Edman sees “queerness in the Christian tradition in moments where we talk about Jesus being both human and divine … That’s the disruption of an incredible binary, right?”
It’s not that Jesus is “a little human and a little divine,” Edman says. “No, he’s fully human and fully divine.” When Jesus touches people who were ritually unclean in order to heal them, Edman wonders: Were his actions sacred or were they profane?
“Well, they were both,” Edman says. “When he was resurrected, had he died or was he alive? Well, we say both.”
Jesus “queers the very idea of what life and death are, and their relationship to each other,” according to Edman. “And then Jesus tells these gorgeous parables that relentlessly encourage people to disrupt a false binary of self and other. ‘Don’t tell me about this woman you’ve caught in adultery. Tell me about the sins you’ve committed.’ I mean, that’s what the Parable of the Good Samaritan is all about.”
Then there’s “this disruption of false binary of self and other” in Paul’s letter to the Galatians: “There is no longer Jew or Greek; there is no longer slave or free; there is no longer male and female, for all of you are one in Christ Jesus.” Those, Edman says, “were the biggest binaries of Paul’s day.”
“These are not marginal ideas in Christian theology,” Edman says. “These are the central tenets of the faith, which is why, to me, I can only but say that if we take these disruptions seriously, that authentic Christianity itself must be queer. We must be queer in that sense.”
“It’s not the same for someone else to say it,” Hayden says, “but when you say it, it helps those of us for whom nothing really is on the line … It helps us recover … the profound truths of our faith and what they actually mean, who they include, and what they demand of us.”

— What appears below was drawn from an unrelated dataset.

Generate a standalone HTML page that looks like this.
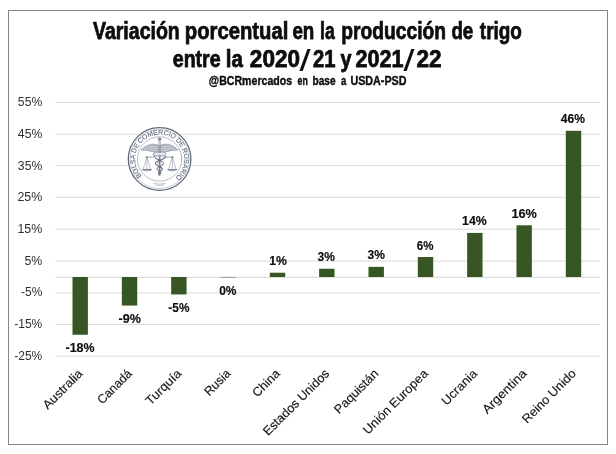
<!DOCTYPE html>
<html lang="es"><head><meta charset="utf-8"><title>Variación porcentual en la producción de trigo</title>
<style>html,body{margin:0;padding:0;background:#fff}svg{display:block}text{font-family:"Liberation Sans",sans-serif}</style></head><body>
<svg width="616" height="454" viewBox="0 0 616 454">
<rect width="616" height="454" fill="#fff"/>
<rect x="8.5" y="10.5" width="599" height="434" fill="none" stroke="#868686" stroke-width="1"/>
<g stroke="#d9d9d9" stroke-width="1">
<line x1="55.6" x2="600.3" y1="102.50" y2="102.50"/>
<line x1="55.6" x2="600.3" y1="134.25" y2="134.25"/>
<line x1="55.6" x2="600.3" y1="165.45" y2="165.45"/>
<line x1="55.6" x2="600.3" y1="197.30" y2="197.30"/>
<line x1="55.6" x2="600.3" y1="229.20" y2="229.20"/>
<line x1="55.6" x2="600.3" y1="261.10" y2="261.10"/>
<line x1="55.6" x2="600.3" y1="277.35" y2="277.35"/>
<line x1="55.6" x2="600.3" y1="292.95" y2="292.95"/>
<line x1="55.6" x2="600.3" y1="324.45" y2="324.45"/>
<line x1="55.6" x2="600.3" y1="356.15" y2="356.15"/>
</g>
<g fill="#375623">
<rect x="72.50" y="277.00" width="15.4" height="57.73"/>
<rect x="121.83" y="277.00" width="15.4" height="28.55"/>
<rect x="171.16" y="277.00" width="15.4" height="17.45"/>
<rect x="220.49" y="276.85" width="15.4" height="1" fill="#9a9e96"/>
<rect x="269.82" y="272.72" width="15.4" height="4.28"/>
<rect x="319.15" y="268.75" width="15.4" height="8.25"/>
<rect x="368.48" y="266.85" width="15.4" height="10.15"/>
<rect x="417.81" y="257.02" width="15.4" height="19.98"/>
<rect x="467.14" y="232.91" width="15.4" height="44.09"/>
<rect x="516.47" y="225.30" width="15.4" height="51.70"/>
<rect x="565.80" y="130.77" width="15.4" height="146.23"/>
</g>
<g font-size="12.4" fill="#151515" stroke="#151515" stroke-width="0.15">
<text transform="translate(83.4,374.3) rotate(-45)" x="-50.5" y="0" textLength="50.5" lengthAdjust="spacingAndGlyphs">Australia</text>
<text transform="translate(132.7,374.3) rotate(-45)" x="-43.2" y="0" textLength="43.2" lengthAdjust="spacingAndGlyphs">Canadá</text>
<text transform="translate(182.1,374.3) rotate(-45)" x="-44.6" y="0" textLength="44.6" lengthAdjust="spacingAndGlyphs">Turquía</text>
<text transform="translate(231.4,374.3) rotate(-45)" x="-31.3" y="0" textLength="31.3" lengthAdjust="spacingAndGlyphs">Rusia</text>
<text transform="translate(280.7,374.3) rotate(-45)" x="-33.0" y="0" textLength="33.0" lengthAdjust="spacingAndGlyphs">China</text>
<text transform="translate(330.0,374.3) rotate(-45)" x="-87.7" y="0" textLength="87.7" lengthAdjust="spacingAndGlyphs">Estados Unidos</text>
<text transform="translate(379.4,374.3) rotate(-45)" x="-57.0" y="0" textLength="57.0" lengthAdjust="spacingAndGlyphs">Paquistán</text>
<text transform="translate(428.7,374.3) rotate(-45)" x="-85.8" y="0" textLength="85.8" lengthAdjust="spacingAndGlyphs">Unión Europea</text>
<text transform="translate(478.0,374.3) rotate(-45)" x="-44.7" y="0" textLength="44.7" lengthAdjust="spacingAndGlyphs">Ucrania</text>
<text transform="translate(527.4,374.3) rotate(-45)" x="-56.8" y="0" textLength="56.8" lengthAdjust="spacingAndGlyphs">Argentina</text>
<text transform="translate(576.7,374.3) rotate(-45)" x="-70.4" y="0" textLength="70.4" lengthAdjust="spacingAndGlyphs">Reino Unido</text>
</g>
<g font-size="12.3" font-weight="bold" fill="#0d0d0d" stroke="#0d0d0d" stroke-width="0.15">
<text x="65.5" y="352.4" textLength="29.0" lengthAdjust="spacingAndGlyphs">-18%</text>
<text x="118.5" y="323.2" textLength="22.36" lengthAdjust="spacingAndGlyphs">-9%</text>
<text x="168.36" y="311.8" textLength="21.06" lengthAdjust="spacingAndGlyphs">-5%</text>
<text x="219.14" y="295.4" textLength="17.28" lengthAdjust="spacingAndGlyphs">0%</text>
<text x="269.14" y="265" textLength="17.64" lengthAdjust="spacingAndGlyphs">1%</text>
<text x="317.5" y="260.7" textLength="17.42" lengthAdjust="spacingAndGlyphs">3%</text>
<text x="367.58" y="259" textLength="17.42" lengthAdjust="spacingAndGlyphs">3%</text>
<text x="416.86" y="249.5" textLength="16.7" lengthAdjust="spacingAndGlyphs">6%</text>
<text x="462.14" y="225" textLength="24.64" lengthAdjust="spacingAndGlyphs">14%</text>
<text x="511.42" y="217.8" textLength="25.44" lengthAdjust="spacingAndGlyphs">16%</text>
<text x="560.72" y="123.3" textLength="24.2" lengthAdjust="spacingAndGlyphs">46%</text>
</g>
<g font-size="12" fill="#2e2e2e">
<text x="17.86" y="106.2" textLength="24.42" lengthAdjust="spacingAndGlyphs">55%</text>
<text x="17.86" y="137.9" textLength="24.42" lengthAdjust="spacingAndGlyphs">45%</text>
<text x="17.86" y="169.6" textLength="24.42" lengthAdjust="spacingAndGlyphs">35%</text>
<text x="17.42" y="201.3" textLength="24.86" lengthAdjust="spacingAndGlyphs">25%</text>
<text x="17.42" y="233.0" textLength="24.86" lengthAdjust="spacingAndGlyphs">15%</text>
<text x="24.42" y="264.7" textLength="17.86" lengthAdjust="spacingAndGlyphs">5%</text>
<text x="21.0" y="296.4" textLength="21.28" lengthAdjust="spacingAndGlyphs">-5%</text>
<text x="14.22" y="328.1" textLength="28.06" lengthAdjust="spacingAndGlyphs">-15%</text>
<text x="14.22" y="360.0" textLength="28.06" lengthAdjust="spacingAndGlyphs">-25%</text>
</g>
<text font-weight="bold" fill="#0d0d0d" stroke="#0d0d0d" stroke-width="0.75" font-size="23.2"><tspan x="92.94" y="38.5" textLength="86.86" lengthAdjust="spacingAndGlyphs">Variación</tspan> <tspan x="184.84" y="38.5" textLength="103.46" lengthAdjust="spacingAndGlyphs">porcentual</tspan> <tspan x="292.42" y="38.5" textLength="21.88" lengthAdjust="spacingAndGlyphs">en</tspan> <tspan x="320.06" y="38.5" textLength="14.64" lengthAdjust="spacingAndGlyphs">la</tspan> <tspan x="341.34" y="38.5" textLength="104.74" lengthAdjust="spacingAndGlyphs">producción</tspan> <tspan x="451.42" y="38.5" textLength="21.8" lengthAdjust="spacingAndGlyphs">de</tspan> <tspan x="479.86" y="38.5" textLength="42.0" lengthAdjust="spacingAndGlyphs">trigo</tspan></text>
<text font-weight="bold" fill="#0d0d0d" stroke="#0d0d0d" stroke-width="0.75" font-size="23.2"><tspan x="172.78" y="66.6" textLength="47.86" lengthAdjust="spacingAndGlyphs">entre</tspan> <tspan x="225.84" y="66.6" textLength="17.08" lengthAdjust="spacingAndGlyphs">la</tspan> <tspan x="249.86" y="66.6" textLength="50.14" lengthAdjust="spacingAndGlyphs">2020</tspan><tspan x="299.44" y="70.8" font-size="28.6" font-weight="normal" stroke-width="0.1" textLength="11.06" lengthAdjust="spacingAndGlyphs">/</tspan><tspan x="313.0" y="66.6" textLength="22.5" lengthAdjust="spacingAndGlyphs">21</tspan> <tspan x="340.5" y="66.6" textLength="11.0" lengthAdjust="spacingAndGlyphs">y</tspan> <tspan x="355.42" y="66.6" textLength="48.0" lengthAdjust="spacingAndGlyphs">2021</tspan><tspan x="403.5" y="70.8" font-size="28.6" font-weight="normal" stroke-width="0.1" textLength="10.92" lengthAdjust="spacingAndGlyphs">/</tspan><tspan x="416.42" y="66.6" textLength="25.08" lengthAdjust="spacingAndGlyphs">22</tspan></text>
<text font-weight="bold" fill="#0d0d0d" stroke="#0d0d0d" stroke-width="0.4" font-size="12.6"><tspan x="208.86" y="84.6" textLength="83.28" lengthAdjust="spacingAndGlyphs">@BCRmercados</tspan> <tspan x="297.5" y="84.6" textLength="10.28" lengthAdjust="spacingAndGlyphs">en</tspan> <tspan x="312.5" y="84.6" textLength="23.0" lengthAdjust="spacingAndGlyphs">base</tspan> <tspan x="341.0" y="84.6" textLength="5.34" lengthAdjust="spacingAndGlyphs">a</tspan> <tspan x="350.42" y="84.6" textLength="56.08" lengthAdjust="spacingAndGlyphs">USDA-PSD</tspan></text>
<g id="logo" fill="none" stroke="#626b7e" stroke-linecap="round" stroke-linejoin="round">
<circle cx="159.6" cy="159.0" r="31.3" fill="#fff" stroke-width="1.3"/>
<circle cx="159.6" cy="159.0" r="29.5" stroke-width="0.35"/>
<circle cx="159.6" cy="159.0" r="22.2" stroke-width="0.45"/>
<path d="M 154.1 183.6 Q 159.6 184.8 165.1 183.6" stroke-width="0.45"/>
<path d="M 155.6 185.2 Q 159.6 186.0 163.6 185.2" stroke-width="0.35"/>
<g transform="translate(159.6,159.0)">
<path d="M0 -20 V16.8" stroke-width="1.8" stroke="#7b8497" stroke-linecap="butt"/>
<path d="M0 -18.5 V-3" stroke-width="0.7" stroke="#eef0f4"/>
<circle cx="0" cy="-20.0" r="1.5" fill="#8a92a4" stroke-width="0.3"/>
<path d="M-0.8 -13.6 C-6 -16.4 -13.5 -14.6 -18.7 -8.8 C-14.5 -9 -11 -8.6 -8.5 -7.6 C-6 -7.0 -3.5 -6.6 -0.8 -7.2 Z" fill="#a4abba" fill-opacity="0.55" stroke-width="0.45"/>
<path d="M-1 -12.8 C-6 -14.6 -11.5 -13 -16.5 -9.8 M-1 -11 C-5 -12.2 -9.5 -11.2 -14 -9.2 M-1 -9.2 C-4 -10 -7.5 -9.4 -11 -8.4" stroke-width="0.35"/>
<path d="M0.8 -13.6 C6 -16.4 13.5 -14.6 18.7 -8.8 C14.5 -9 11 -8.6 8.5 -7.6 C6 -7.0 3.5 -6.6 0.8 -7.2 Z" fill="#a4abba" fill-opacity="0.55" stroke-width="0.45"/>
<path d="M1 -12.8 C6 -14.6 11.5 -13 16.5 -9.8 M1 -11 C5 -12.2 9.5 -11.2 14 -9.2 M1 -9.2 C4 -10 7.5 -9.4 11 -8.4" stroke-width="0.35"/>
<path d="M-6.2 -4.6 C-6.6 -7.2 -2 -7.6 0 -6.2 C2 -7.6 6.6 -7.2 6.2 -4.6 C5.8 -2.6 2 -2.6 0 -3.6 C-2 -2.6 -5.8 -2.6 -6.2 -4.6 Z" stroke-width="0.7" fill="#e9ebf0"/>
<path d="M-5.6 -3 C-5 1 4.6 1.2 4 4.6 C3.6 7.4 -3 7.2 -2.6 10 C-2.2 12.4 1.8 12.4 1.4 14.6" stroke-width="1.0"/>
<path d="M6 -2.6 C5.4 1.4 -4.8 1.4 -4.2 4.8 C-3.8 7.6 3.2 7.4 2.8 10.2 C2.4 12.6 -1.8 12.6 -1.2 15.2" stroke-width="1.05"/>
<path d="M-4.4 -1.6 C-2 2.4 3 2 2.6 5.4 M4.4 -1.6 C2 2.4 -3 2 -2.6 5.4" stroke-width="0.4"/>
<path d="M-14 -2.0 H-6 M6 -2.0 H14" stroke-width="0.6"/>
<path d="M-12.7 -1.6 L-16.5 10.2 M-12.7 -1.6 L-8.899999999999999 10.2 M-12.7 -1.6 V10.2" stroke-width="0.4"/>
<circle cx="-12.7" cy="-1.8" r="0.7" fill="#626b7e" stroke="none"/>
<path d="M-16.9 10.6 H-8.5" stroke-width="0.9"/>
<path d="M-16.7 11.2 Q-12.7 13.4 -8.7 11.2 Z" stroke-width="0.35" fill="#c9cdd6"/>
<path d="M12.7 -1.6 L8.899999999999999 10.2 M12.7 -1.6 L16.5 10.2 M12.7 -1.6 V10.2" stroke-width="0.4"/>
<circle cx="12.7" cy="-1.8" r="0.7" fill="#626b7e" stroke="none"/>
<path d="M8.5 10.6 H16.9" stroke-width="0.9"/>
<path d="M8.7 11.2 Q12.7 13.4 16.7 11.2 Z" stroke-width="0.35" fill="#c9cdd6"/>
</g>
</g>
<defs><path id="ring" d="M 141.83 175.86 A 24.5 24.5 0 1 1 175.83 177.35"/></defs>
<text font-size="6.7" fill="#626b7e" stroke="#626b7e" stroke-width="0.12" word-spacing="-0.45" textLength="116.3" lengthAdjust="spacingAndGlyphs"><textPath href="#ring">BOLSA DE COMERCIO DE ROSARIO</textPath></text>
</svg></body></html>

Many of the anti-trans laws passed in state legislatures in recent months “are about trying to erase trans identity, and many of them are explicit about that,” Edman says. “Theologically, I don’t know how to respond to that that, other than to say we exist … You can’t rub us out because that works for you politically, which is why it matters so much right now that those of us who are Christian step up to … combat all the hate that’s behind it, but also proclaim the gospel, the real gospel.”
Edman says she often hears faith communities asking her, “What’s next?” after they’ve offered welcome to everyone.
“This is what’s next for us,” Edman says. “Not just saying, ‘Oh, how lovely that you’ve come in the door of our church.’ This is about us, I think, going the other direction — walking outside and really, quite literally, putting our bodies on the line.”
Near the end of the conversation, Hayden thanks Edman for “this vital look at our faith.”
“It makes me excited to move forward with more courage and greater examination of my own conscience about what it means to be a person of faith and a member of a broad and beautiful family,” Hayden says.
“The hope is in family, right?” Edman replies. “And so, Sara, to have this time with your and the others who are listening, that’s a beautiful experience, and gives me hope and courage at a kind of scary time right now. Thank you for that.”